Aux termes de l’article L.1132-1 du code du travail, aucun salarié ne peut être sanctionné ou licencié en raison de son origine, de son sexe, de ses m’urs, de son orientation sexuelle, de son âge, de sa situation de famille ou de sa grossesse, de ses caractéristiques génétiques, de son appartenance ou de sa non-appartenance, vraie ou supposée, à une ethnie, une nation ou une race, de ses opinions politiques, de ses activités syndicales ou mutualistes, de ses convictions religieuses, de son apparence physique, de son nom de famille ou en raison de son état de santé ou de son handicap.

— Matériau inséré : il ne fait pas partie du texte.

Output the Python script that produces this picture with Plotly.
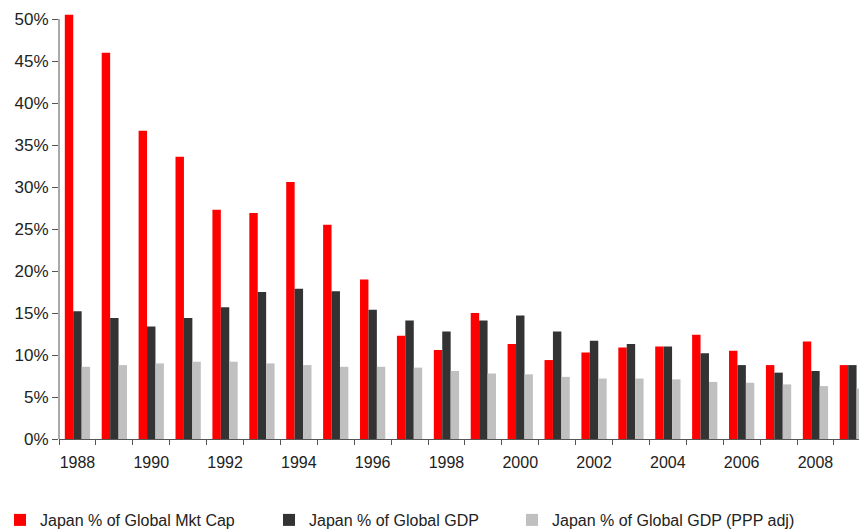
import plotly.graph_objects as go

years = list(range(1988, 2010))
mkt_cap = [50.5, 46.0, 36.7, 33.6, 27.3, 26.9, 30.6, 25.5, 19.0, 12.3, 10.6,
           15.0, 11.3, 9.4, 10.3, 10.9, 11.0, 12.4, 10.5, 8.8, 11.6, 8.8]
gdp = [15.2, 14.4, 13.4, 14.4, 15.7, 17.5, 17.9, 17.6, 15.4, 14.1, 12.8,
       14.1, 14.7, 12.8, 11.7, 11.3, 11.0, 10.2, 8.8, 7.9, 8.1, 8.8]
gdp_ppp = [8.6, 8.8, 9.0, 9.2, 9.2, 9.0, 8.8, 8.6, 8.6, 8.5, 8.1,
           7.8, 7.7, 7.4, 7.2, 7.2, 7.1, 6.8, 6.7, 6.5, 6.3, 6.0]
names = ["Japan % of Global Mkt Cap", "Japan % of Global GDP", "Japan % of Global GDP (PPP adj)"]
colors = ["#FF0000", "#333333", "#C0C0C0"]
label_years = [y for y in years if y % 2 == 0]
y_ticks = list(range(0, 55, 5))

FONT = "Liberation Sans, Arial, Helvetica, sans-serif"

fig = go.Figure()
for i, (vals, nm, col) in enumerate(zip([mkt_cap, gdp, gdp_ppp], names, colors)):
    fig.add_trace(go.Bar(x=years, y=vals, name=nm, marker=dict(color=col, line=dict(width=0)),
                         legend="legend" if i == 0 else f"legend{i+1}"))

legend_common = dict(orientation="h", xref="container", yref="container",
                     yanchor="middle", xanchor="left", y=(529 - 520) / 529,
                     font=dict(family=FONT, size=16, color="#222"),
                     bgcolor="rgba(0,0,0,0)", borderwidth=0)

fig.update_layout(
    width=859, height=529,
    margin=dict(l=59, r=0, t=14, b=90),
    plot_bgcolor="white", paper_bgcolor="white",
    barmode="group", bargap=0.315, bargroupgap=0,
    font=dict(family=FONT, size=16, color="#222"),
    showlegend=True,
    legend=dict(legend_common, x=0 / 859),
    legend2=dict(legend_common, x=269 / 859),
    legend3=dict(legend_common, x=512 / 859),
    xaxis=dict(range=[1987.5, 2009.18], showgrid=False, zeroline=False,
               showline=True, linecolor="#555", linewidth=1,
               tickmode="array", tickvals=label_years, ticktext=[str(y) for y in label_years],
               ticks="outside", ticklen=9, tickcolor="rgba(0,0,0,0)",
               minor=dict(tickmode="array", tickvals=[y - 0.5 for y in years],
                          ticks="outside", ticklen=5, tickcolor="#555", showgrid=False),
               tickfont=dict(family=FONT, size=16, color="#222")),
    yaxis=dict(range=[0, 50.6], showgrid=False, zeroline=False, showline=False,
               tickmode="array", tickvals=y_ticks, ticktext=[f"{v}%" for v in y_ticks],
               ticks="outside", ticklen=6, tickcolor="#555",
               tickfont=dict(family=FONT, size=17, color="#222")),
)
fig.add_shape(type="line", xref="paper", yref="y", x0=0, x1=0, y0=0, y1=50,
              line=dict(color="#555", width=1))

fig.write_html("out.html")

L’article L.1134-1 du code du travail prévoit qu’en cas de litige relatif à l’application de ce texte, le salarié concerné présente des éléments de fait laissant supposer l’existence d’une discrimination directe ou indirecte telle que définie par l’article 1er de la loi n° 2008-496 du 27 mai 2008, au vu desquels il incombe à l’employeur de prouver que sa décision est justifiée par des éléments objectifs étrangers à toute discrimination, et le juge forme sa conviction après avoir ordonné, en cas de besoin, toutes les mesures d’instruction qu’il estime utiles.

Si M X invoque le fait que son licenciement a été motivé par ses origines, il ne produit aucun élément de nature à étayer ses affirmations.

En l’état des explications et des pièces fournies, la matérialité d’éléments de fait précis et concordants laissant supposer l’existence d’une discrimination directe ou indirecte n’est pas démontrée.

Les demandes de M X relatives à la discrimination et au licenciement ne peuvent qu’être rejetées et le jugement du conseil de prud’hommes sera confirmé sur ce point.

3°) sur la demande en paiement de l’indemnité compensatrice de congés payés :

Aucun des éléments produits devant la cour ne permettent à M X d’établir qu’il n’a pas été indemnisé des jours de congés acquis dont la rupture de son contrat de travail l’a empêché de bénéficier.

C’est donc à bon droit que le conseil de prud’hommes a rejeté sa demande en paiement et sa décision sera confirmée.

4°) sur l’application de l’article 700 du code de procédure civile :

Aucune considération d’équité n’impose de faire application des dispositions de l’article 700 du code de procédure civile à l’encontre de M X et la demande de l’ADSEA sera rejetée.

PAR CES MOTIFS : La Cour, statuant publiquement, par arrêt contradictoire, après en avoir délibéré conformément à la loi,

INFIRME partiellement le jugement du conseil de prud’hommes de Gap en ce qu’il a déclaré la rupture du contrat de travail sans cause réelle et sérieuse et condamné l’ASSOCIATION DEPARTEMENTALE POUR LA SAUVEGARDE DES ENFANTS ET DES ADULTES DES HAUTES ALPES à verser à M B X diverses sommes à titre de rappel de salaire, d’indemnité compensatrice de licenciement, d’indemnité compensatrice de congés payés et de dommages et intérêts, ainsi qu’à la charge des dépens ;

Statuant à nouveau ;

DEBOUTE M B X de ses demandes fondées sur le licenciement ;

CONFIRME le jugement pour le surplus ;

DEBOUTE l’ASSOCIATION DEPARTEMENTALE POUR LA SAUVEGARDE DES ENFANTS ET DES ADULTES DES HAUTES ALPES de sa demande fondée sur l’article 700 du code de procédure civile ;

CONDAMNE M B X aux dépens de première instance et d’appel.

Prononcé publiquement par mise à disposition de l’arrêt au greffe de la Cour, les parties ayant été préalablement avisées dans les conditions prévues au deuxième alinéa de l’article 450 du code de procédure civile.

Signé par Madame CAMUGLI, Président, et par Madame ANDRIEUX, Greffier, à laquelle la minute de la décision a été remise par le magistrat signataire.